The Great Lakes provide fresh drinking water to more than 40 million people.

In the creation stories of the Anishinaabe, the Straits of Mackinac are where the Great Turtle emerged after a flood to create the North American continent, which the Anishinaabe refer to as “Turtle Island.”

The Native American Rights Fund (NARF) and Earthjustice represent the Bay Mills Indian Community, Fond du Lac Band of Lake Superior Chippewa, Grand Traverse Band of Ottawa and Chippewa Indians, Keweenaw Bay Indian Community, Lac Vieux Desert Band of Lake Superior Chippewa Indians, Little River Band of Odawa Indians, Little Traverse Bay Bands of Odawa Indians, Match-E-Be-Nash-She-Wish Band of Pottawatomi, Nottawaseppi Huron Band of the Potawatomi Tribe, Saginaw Chippewa Indian Tribe, Sault Ste. Marie Tribe of Chippewa Indians, Bad River Band of the Lake Superior Chippewa, Grand Portage Band of Lake Superior Chippewa, Ho-Chunk Nation, Lac du Flambeau Band of Lake Superior Chippewa Indians, Leech Lake Band of Ojibwe, Menominee Indian Tribe of Wisconsin, Mille Lacs Band of Ojibwe, Minnesota Chippewa Tribe, Prairie Island Indian Community, Red Cliff Band of Lake Superior Chippewa, Red Lake Band of Chippewa Indians, St. Croix Chippewa Indians of Wisconsin, Stockbridge-Munsee Community Band of Mohican Indians, and the Anishinaabek Nation of Ontario as amici in this case.

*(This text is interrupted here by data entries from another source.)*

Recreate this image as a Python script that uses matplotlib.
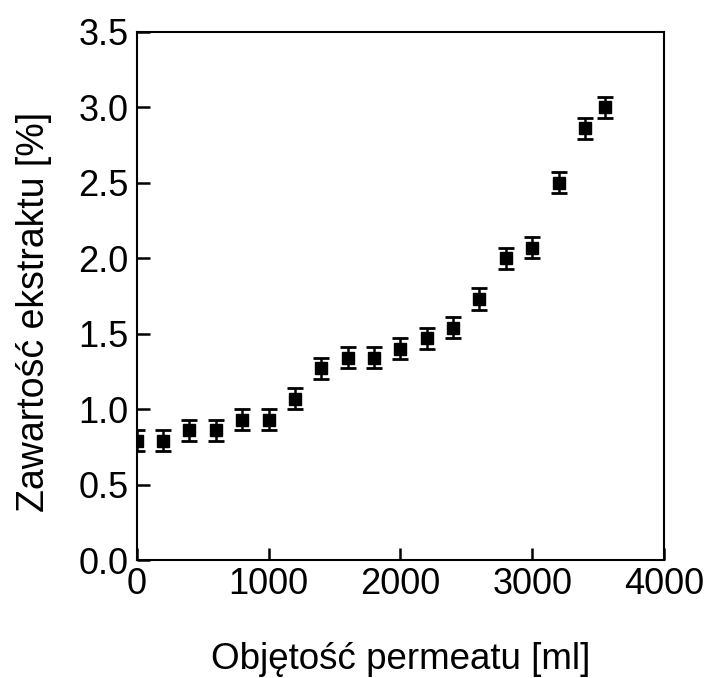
import matplotlib
matplotlib.use("Agg")
from matplotlib import pyplot as plt

volume = [0, 200, 400, 600, 800, 1000, 1200, 1400, 1600, 1800, 2000,
          2200, 2400, 2600, 2800, 3000, 3200, 3400, 3550]
extract = [0.79, 0.79, 0.86, 0.86, 0.93, 0.93, 1.07, 1.27, 1.34, 1.34, 1.40,
           1.47, 1.54, 1.73, 2.00, 2.07, 2.50, 2.86, 3.00]
error = [0.07] * len(volume)

plt.rcParams['font.family'] = ['Liberation Sans', 'DejaVu Sans']

fig = plt.figure(figsize=(7.08, 6.78), dpi=100)
ax = fig.add_axes([0.193, 0.174, 0.745, 0.779])

ax.errorbar(volume, extract, yerr=error, fmt='s', color='black',
            markersize=9, capsize=6, elinewidth=1.8, capthick=2)

ax.set_xlim(0, 4000)
ax.set_ylim(0, 3.5)
ax.set_xticks([0, 1000, 2000, 3000, 4000])
ax.set_yticks([0, 0.5, 1.0, 1.5, 2.0, 2.5, 3.0, 3.5])
ax.set_yticklabels(['0.0', '0.5', '1.0', '1.5', '2.0', '2.5', '3.0', '3.5'])
ax.tick_params(direction='in', length=9, width=1.8, labelsize=26)
ax.tick_params(axis='y', pad=6)
ax.tick_params(axis='x', pad=5)
for s in ax.spines.values():
    s.set_linewidth(1.5)

ax.set_xlabel('Objętość permeatu [ml]', fontsize=26.5, labelpad=29)
# label in the original sits a bit below the axis centre
ax.set_ylabel('Zawartość ekstraktu [%]', fontsize=27, labelpad=18.5, y=0.47)

fig.savefig('out.png', dpi=100)
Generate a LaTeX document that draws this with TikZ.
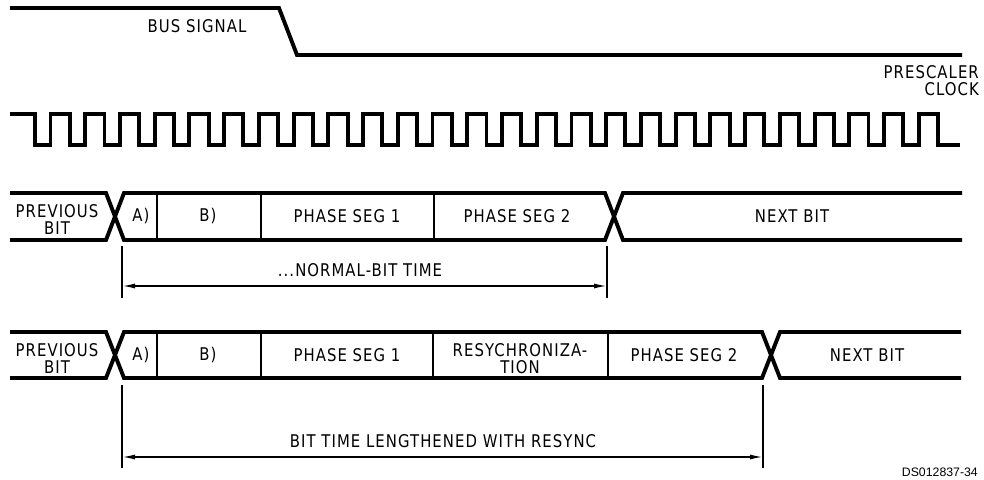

 “That 1836 treaty guarantees these Tribes the right to maintain their way of life in the ceded territory – a right that will be irrevocably destroyed if an oil spill from the dual pipelines contaminates the waters and aquatic life of the Straits,” said Native American Rights Fund (NARF) Staff Attorney David L. Gover.

“Enbridge is plainly trying to game the system, but no oil company is above the law,” said Earthjustice Associate Attorney John Petoskey. “The 6th Circuit should remand this case to state court, where the attorney general’s claims can be swiftly resolved.”

The Tribes and First Nations are based in Michigan, Wisconsin, Minnesota, and Canada. All 12 of Michigan’s federally recognized Tribes have passed resolutions calling to decommission Line 5.